**WHAT YOU SHOULD DO**
Please give the listing again, word for word, with nothing left out.

════════════════════

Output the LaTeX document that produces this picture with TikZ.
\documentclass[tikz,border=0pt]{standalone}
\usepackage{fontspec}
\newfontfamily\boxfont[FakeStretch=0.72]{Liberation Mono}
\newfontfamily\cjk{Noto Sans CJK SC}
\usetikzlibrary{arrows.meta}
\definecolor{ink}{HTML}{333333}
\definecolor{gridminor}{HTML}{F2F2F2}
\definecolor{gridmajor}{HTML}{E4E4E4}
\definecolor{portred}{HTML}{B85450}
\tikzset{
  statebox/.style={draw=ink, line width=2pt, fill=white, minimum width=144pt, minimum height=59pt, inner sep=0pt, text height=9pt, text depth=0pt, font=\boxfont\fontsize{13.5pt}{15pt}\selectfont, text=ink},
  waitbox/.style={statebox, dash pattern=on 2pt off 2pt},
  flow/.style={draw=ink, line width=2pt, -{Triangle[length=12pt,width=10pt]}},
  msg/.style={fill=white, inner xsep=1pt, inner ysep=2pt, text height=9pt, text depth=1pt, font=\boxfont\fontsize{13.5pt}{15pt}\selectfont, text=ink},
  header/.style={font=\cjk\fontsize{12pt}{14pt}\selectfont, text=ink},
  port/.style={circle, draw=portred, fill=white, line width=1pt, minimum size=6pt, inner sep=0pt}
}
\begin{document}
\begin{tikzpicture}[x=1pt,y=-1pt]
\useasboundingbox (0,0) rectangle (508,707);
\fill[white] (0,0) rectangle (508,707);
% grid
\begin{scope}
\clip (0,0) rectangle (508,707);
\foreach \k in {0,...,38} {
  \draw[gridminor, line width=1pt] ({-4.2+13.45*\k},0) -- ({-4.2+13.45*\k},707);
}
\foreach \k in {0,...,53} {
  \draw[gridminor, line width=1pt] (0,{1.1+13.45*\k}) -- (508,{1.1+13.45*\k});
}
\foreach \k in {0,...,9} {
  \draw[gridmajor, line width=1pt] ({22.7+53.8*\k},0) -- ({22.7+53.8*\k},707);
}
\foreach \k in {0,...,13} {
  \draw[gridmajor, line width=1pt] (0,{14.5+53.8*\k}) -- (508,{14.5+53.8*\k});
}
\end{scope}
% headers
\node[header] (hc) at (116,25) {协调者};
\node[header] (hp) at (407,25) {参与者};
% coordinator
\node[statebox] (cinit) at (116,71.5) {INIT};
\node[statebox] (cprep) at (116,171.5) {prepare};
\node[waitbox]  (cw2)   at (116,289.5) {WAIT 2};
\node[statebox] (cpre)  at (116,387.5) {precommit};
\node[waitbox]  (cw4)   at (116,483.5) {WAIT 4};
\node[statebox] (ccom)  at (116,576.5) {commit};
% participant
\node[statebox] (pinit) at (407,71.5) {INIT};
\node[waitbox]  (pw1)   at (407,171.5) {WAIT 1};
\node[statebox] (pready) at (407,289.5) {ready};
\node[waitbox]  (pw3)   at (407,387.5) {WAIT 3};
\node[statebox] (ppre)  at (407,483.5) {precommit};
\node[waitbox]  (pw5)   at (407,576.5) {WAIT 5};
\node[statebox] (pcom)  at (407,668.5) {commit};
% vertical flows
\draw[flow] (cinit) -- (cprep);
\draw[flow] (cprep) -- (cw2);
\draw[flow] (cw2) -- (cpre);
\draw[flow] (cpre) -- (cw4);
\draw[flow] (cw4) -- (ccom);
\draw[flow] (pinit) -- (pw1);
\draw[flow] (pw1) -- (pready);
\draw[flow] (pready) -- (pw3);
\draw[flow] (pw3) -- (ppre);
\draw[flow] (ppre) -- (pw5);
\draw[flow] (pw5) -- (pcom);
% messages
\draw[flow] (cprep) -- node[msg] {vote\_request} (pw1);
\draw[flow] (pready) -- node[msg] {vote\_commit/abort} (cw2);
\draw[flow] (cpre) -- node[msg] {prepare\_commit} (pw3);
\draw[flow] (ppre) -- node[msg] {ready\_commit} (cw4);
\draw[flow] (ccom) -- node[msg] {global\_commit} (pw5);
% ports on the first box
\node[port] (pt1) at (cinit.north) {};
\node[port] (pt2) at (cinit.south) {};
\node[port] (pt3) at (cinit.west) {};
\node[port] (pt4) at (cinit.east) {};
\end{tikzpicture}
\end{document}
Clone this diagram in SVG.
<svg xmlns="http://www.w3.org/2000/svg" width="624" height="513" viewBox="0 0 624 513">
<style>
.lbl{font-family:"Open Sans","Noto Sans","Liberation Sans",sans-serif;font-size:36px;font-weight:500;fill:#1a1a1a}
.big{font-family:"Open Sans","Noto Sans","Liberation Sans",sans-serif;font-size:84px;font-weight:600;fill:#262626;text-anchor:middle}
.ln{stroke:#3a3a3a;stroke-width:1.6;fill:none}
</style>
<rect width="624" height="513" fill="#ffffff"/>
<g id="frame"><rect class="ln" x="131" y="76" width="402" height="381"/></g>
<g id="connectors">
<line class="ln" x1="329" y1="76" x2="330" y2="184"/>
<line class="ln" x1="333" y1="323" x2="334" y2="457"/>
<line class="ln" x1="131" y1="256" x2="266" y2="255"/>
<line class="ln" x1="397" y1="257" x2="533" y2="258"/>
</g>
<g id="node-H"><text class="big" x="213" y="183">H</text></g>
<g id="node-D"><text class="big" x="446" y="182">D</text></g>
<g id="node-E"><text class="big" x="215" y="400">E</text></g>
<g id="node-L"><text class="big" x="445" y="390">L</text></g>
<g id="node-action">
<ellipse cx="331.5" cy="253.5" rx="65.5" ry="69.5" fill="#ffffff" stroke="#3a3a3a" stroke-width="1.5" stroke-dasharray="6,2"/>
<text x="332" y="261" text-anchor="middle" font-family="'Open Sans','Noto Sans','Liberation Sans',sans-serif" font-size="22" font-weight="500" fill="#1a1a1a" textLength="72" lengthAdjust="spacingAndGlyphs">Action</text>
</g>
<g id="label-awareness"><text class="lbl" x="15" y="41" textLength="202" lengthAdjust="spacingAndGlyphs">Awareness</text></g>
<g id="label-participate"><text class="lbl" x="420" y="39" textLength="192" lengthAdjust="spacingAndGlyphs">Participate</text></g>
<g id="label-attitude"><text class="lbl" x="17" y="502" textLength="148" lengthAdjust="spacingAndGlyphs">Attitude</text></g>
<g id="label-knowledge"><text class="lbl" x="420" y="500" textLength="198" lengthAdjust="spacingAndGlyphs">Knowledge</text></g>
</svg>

════════════════════

**ANSWER BELOW**
Output the LaTeX document that produces this picture with TikZ.
\documentclass[tikz,border=0pt]{standalone}
\usepackage{fontspec}
\newfontfamily\boxfont[FakeStretch=0.72]{Liberation Mono}
\newfontfamily\cjk{Noto Sans CJK SC}
\usetikzlibrary{arrows.meta}
\definecolor{ink}{HTML}{333333}
\definecolor{gridminor}{HTML}{F2F2F2}
\definecolor{gridmajor}{HTML}{E4E4E4}
\definecolor{portred}{HTML}{B85450}
\tikzset{
  statebox/.style={draw=ink, line width=2pt, fill=white, minimum width=144pt, minimum height=59pt, inner sep=0pt, text height=9pt, text depth=0pt, font=\boxfont\fontsize{13.5pt}{15pt}\selectfont, text=ink},
  waitbox/.style={statebox, dash pattern=on 2pt off 2pt},
  flow/.style={draw=ink, line width=2pt, -{Triangle[length=12pt,width=10pt]}},
  msg/.style={fill=white, inner xsep=1pt, inner ysep=2pt, text height=9pt, text depth=1pt, font=\boxfont\fontsize{13.5pt}{15pt}\selectfont, text=ink},
  header/.style={font=\cjk\fontsize{12pt}{14pt}\selectfont, text=ink},
  port/.style={circle, draw=portred, fill=white, line width=1pt, minimum size=6pt, inner sep=0pt}
}
\begin{document}
\begin{tikzpicture}[x=1pt,y=-1pt]
\useasboundingbox (0,0) rectangle (508,707);
\fill[white] (0,0) rectangle (508,707);
% grid
\begin{scope}
\clip (0,0) rectangle (508,707);
\foreach \k in {0,...,38} {
  \draw[gridminor, line width=1pt] ({-4.2+13.45*\k},0) -- ({-4.2+13.45*\k},707);
}
\foreach \k in {0,...,53} {
  \draw[gridminor, line width=1pt] (0,{1.1+13.45*\k}) -- (508,{1.1+13.45*\k});
}
\foreach \k in {0,...,9} {
  \draw[gridmajor, line width=1pt] ({22.7+53.8*\k},0) -- ({22.7+53.8*\k},707);
}
\foreach \k in {0,...,13} {
  \draw[gridmajor, line width=1pt] (0,{14.5+53.8*\k}) -- (508,{14.5+53.8*\k});
}
\end{scope}
% headers
\node[header] (hc) at (116,25) {协调者};
\node[header] (hp) at (407,25) {参与者};
% coordinator
\node[statebox] (cinit) at (116,71.5) {INIT};
\node[statebox] (cprep) at (116,171.5) {prepare};
\node[waitbox]  (cw2)   at (116,289.5) {WAIT 2};
\node[statebox] (cpre)  at (116,387.5) {precommit};
\node[waitbox]  (cw4)   at (116,483.5) {WAIT 4};
\node[statebox] (ccom)  at (116,576.5) {commit};
% participant
\node[statebox] (pinit) at (407,71.5) {INIT};
\node[waitbox]  (pw1)   at (407,171.5) {WAIT 1};
\node[statebox] (pready) at (407,289.5) {ready};
\node[waitbox]  (pw3)   at (407,387.5) {WAIT 3};
\node[statebox] (ppre)  at (407,483.5) {precommit};
\node[waitbox]  (pw5)   at (407,576.5) {WAIT 5};
\node[statebox] (pcom)  at (407,668.5) {commit};
% vertical flows
\draw[flow] (cinit) -- (cprep);
\draw[flow] (cprep) -- (cw2);
\draw[flow] (cw2) -- (cpre);
\draw[flow] (cpre) -- (cw4);
\draw[flow] (cw4) -- (ccom);
\draw[flow] (pinit) -- (pw1);
\draw[flow] (pw1) -- (pready);
\draw[flow] (pready) -- (pw3);
\draw[flow] (pw3) -- (ppre);
\draw[flow] (ppre) -- (pw5);
\draw[flow] (pw5) -- (pcom);
% messages
\draw[flow] (cprep) -- node[msg] {vote\_request} (pw1);
\draw[flow] (pready) -- node[msg] {vote\_commit/abort} (cw2);
\draw[flow] (cpre) -- node[msg] {prepare\_commit} (pw3);
\draw[flow] (ppre) -- node[msg] {ready\_commit} (cw4);
\draw[flow] (ccom) -- node[msg] {global\_commit} (pw5);
% ports on the first box
\node[port] (pt1) at (cinit.north) {};
\node[port] (pt2) at (cinit.south) {};
\node[port] (pt3) at (cinit.west) {};
\node[port] (pt4) at (cinit.east) {};
\end{tikzpicture}
\end{document}
Clone this diagram in SVG.
<svg xmlns="http://www.w3.org/2000/svg" width="624" height="513" viewBox="0 0 624 513">
<style>
.lbl{font-family:"Open Sans","Noto Sans","Liberation Sans",sans-serif;font-size:36px;font-weight:500;fill:#1a1a1a}
.big{font-family:"Open Sans","Noto Sans","Liberation Sans",sans-serif;font-size:84px;font-weight:600;fill:#262626;text-anchor:middle}
.ln{stroke:#3a3a3a;stroke-width:1.6;fill:none}
</style>
<rect width="624" height="513" fill="#ffffff"/>
<g id="frame"><rect class="ln" x="131" y="76" width="402" height="381"/></g>
<g id="connectors">
<line class="ln" x1="329" y1="76" x2="330" y2="184"/>
<line class="ln" x1="333" y1="323" x2="334" y2="457"/>
<line class="ln" x1="131" y1="256" x2="266" y2="255"/>
<line class="ln" x1="397" y1="257" x2="533" y2="258"/>
</g>
<g id="node-H"><text class="big" x="213" y="183">H</text></g>
<g id="node-D"><text class="big" x="446" y="182">D</text></g>
<g id="node-E"><text class="big" x="215" y="400">E</text></g>
<g id="node-L"><text class="big" x="445" y="390">L</text></g>
<g id="node-action">
<ellipse cx="331.5" cy="253.5" rx="65.5" ry="69.5" fill="#ffffff" stroke="#3a3a3a" stroke-width="1.5" stroke-dasharray="6,2"/>
<text x="332" y="261" text-anchor="middle" font-family="'Open Sans','Noto Sans','Liberation Sans',sans-serif" font-size="22" font-weight="500" fill="#1a1a1a" textLength="72" lengthAdjust="spacingAndGlyphs">Action</text>
</g>
<g id="label-awareness"><text class="lbl" x="15" y="41" textLength="202" lengthAdjust="spacingAndGlyphs">Awareness</text></g>
<g id="label-participate"><text class="lbl" x="420" y="39" textLength="192" lengthAdjust="spacingAndGlyphs">Participate</text></g>
<g id="label-attitude"><text class="lbl" x="17" y="502" textLength="148" lengthAdjust="spacingAndGlyphs">Attitude</text></g>
<g id="label-knowledge"><text class="lbl" x="420" y="500" textLength="198" lengthAdjust="spacingAndGlyphs">Knowledge</text></g>
</svg>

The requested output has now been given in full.